Maybe it is best to do an ANOVA to see if there are any significant
differences among the three levels of the factor. If so, then
do ad hoc tests along with some method (such as Bonferroni) to
avoid 'false discovery'.
Unless I had some previous experience with similar data to feel
confident that the three levels all have the same variability, I'd use
oneway.test in R, which does not assume equal variances.
Example:
ctrl = rnorm(20, 50, 2)
trta = rnorm(20, 51, 2)
trtb = rnorm(20, 52, 2.2)
x = c(ctrl, trta, trtb)
g = rep(1:3, each=20)
boxplot(x~g, col="skyblue2")
oneway.test(x~g)
One-way analysis of means
(not assuming equal variances)
data: x and g
F = 4.1362, num df = 2.000, denom df = 37.975, p-value = 0.02371
So there are significant differences at the 5% level. It seems obvious that the control and treatment B must differ. Then we could do ad hoc
Welch t tests at the 2% level to see if we can distinguish between treatments A and B, and between control and treatment A.
In my fictitious example, we cannot say treatment a is significantly
different from the other two levels of the factor.
t.test(ctrl, trta)$p.val
[1] 0.06865211 # not signif
t.test(trta, trtb)$p.val
[1] 0.3030164 # not signif
t.test(ctrl, trtb)$p.val
[1] 0.007009848 # signif as surmised
There are procedures in R, other statistical software, and online
to suggest sample sizes for the three levels, given the size of
difference $\Delta$ we want to detect, the (common) SD $\sigma$ of the three groups, and the desired power. Most of these require equal
variability in the levels and equal sample sizes. However, it is
possible to relatively simple simulations in R to check whether
particular sample sizes give adequate power for given $\Delta$ and $\sigma_i.$
In the fictitious situation above we might use $\sigma_1 = \sigma_2 = 2, \sigma_3 = 2.2,$ and $\Delta = 1.$ We found that $n = 20$ was large enough for
the main ANOVA, but not large enough for the ad hoc tests (where smaller values of $\Delta$ may be required). So, as you suggest, we should focus on the power of the t tests.
By trial and error, it is easy to see that $n=80$ suffices to get power about 74% for a
Welch t test with $\Delta=1, \sigma_1=2, \sigma_2-2.2,$ and significance level $\alpha = 2\%.$ (And $n-100$ for power about 84%.)
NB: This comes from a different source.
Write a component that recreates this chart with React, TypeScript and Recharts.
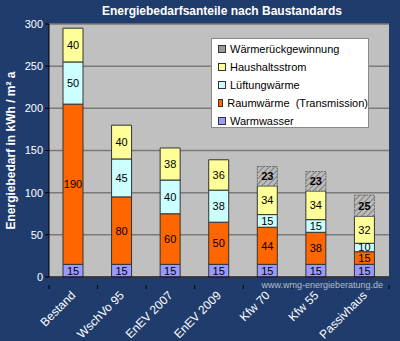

pv = replicate(10^5, t.test(rnorm(80,50,2),rnorm(80,51,2.2))$p.val)
mean(pv <= .02)
[1] 0.74339
pv = replicate(10^5, t.test(rnorm(100,50,2),rnorm(100,51,2.2))$p.val)
mean(pv <= .02)
[1] 0.84551
The search can be hurried along by (a) using $10^4$ replications early on and (b) using standard formulas involving noncentral t distributions for pooled t tests which have slightly better power than do Welch t tests.